Rules are trumped by threats in the update, with a total of 12 mentions of coercion or coercive activities, to achieve strategic or economic goals without provoking conflict.
As coercion is code for China, you could redo the count to argue that there are more update sightings of China than of the US. That’d be a notable shift in the way Australia orders its strategic thinking. Not so long ago, the rules-based order was also code for US leadership; unfortunately that bit of code has turned to gibberish under President Donald Trump.
China fires up lots of ‘c’ words in the US and Oz vocabulary. The US’s new ‘strategic approach’ to China is to compete, compel and challenge.The update’s discussion of the strategic environment uses ‘competition’ or ‘competitive’ a dozen times, with formulations such as ‘greater strategic competition’ and ‘major power competition’ between the US and China.
Facing coercion in ‘a more competitive and contested region’, Australia’s new defence meme is shape-shifting.
The heading ‘Shape Australia’s strategic environment’ is up first in the defence policy chapter and that thought becomes a chant, with 12 references to Australia’s intent to shape our strategic environment.
Doing the count (finding the topography in the typography) sifts for shifts in language and changes that are such big breaks they mark inflection points.
Along with shaping, the other new bit of vocab put in lights is another way of talking about coercion — ‘grey zone’ activities (11 mentions):
‘Grey zone’ is one of a range of terms used to describe activities designed to coerce countries in ways that seek to avoid military conflict. Examples include using para-military forces, militarisation of disputed features, exploiting influence, interference operations and the coercive use of trade and economic levers. These tactics are not new. But they are now being used in our immediate region against shared interests in security and stability. They are facilitated by technological developments including cyber warfare.
The definition of grey zone is one of two text boxes, a design feature that puts something up in lights.
The second box marks a big break, ditching 50 years of Australian strategic theology: Australia no longer believes it has 10 years’ warning time of a conventional conflict, based on the time it’d take an adversary to prepare and mobilise for war.

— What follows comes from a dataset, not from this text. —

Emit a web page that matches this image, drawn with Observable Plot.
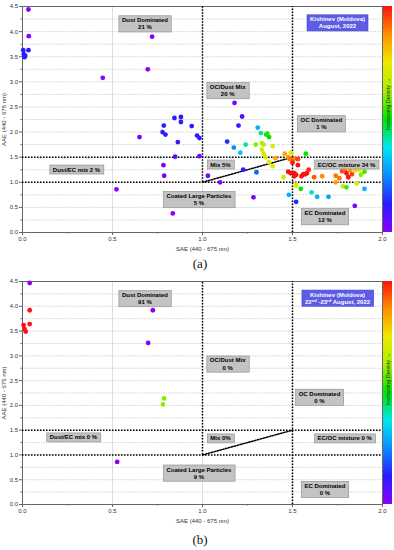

Previous Defence planning has assumed a ten-year strategic warning time for a major conventional attack against Australia. This is no longer an appropriate basis for defence planning. Coercion, competition and grey-zone activities directly or indirectly targeting Australian interests are occurring now. Growing regional military capabilities, and the speed at which they can be deployed, mean Australia can no longer rely on a timely warning ahead of conflict occurring. Reduced warning times mean defence plans can no longer assume Australia will have time to gradually adjust military capability and preparedness in response to emerging challenges.
Lucky is the country that has 10 years’ warning of war. Unhappy is the country that no longer has that comfort.
Order suffers. Coercion rises. Geography is back. War in the Indo-Pacific, ‘while still unlikely, is less remote than in the past’. The update is a sombre accounting.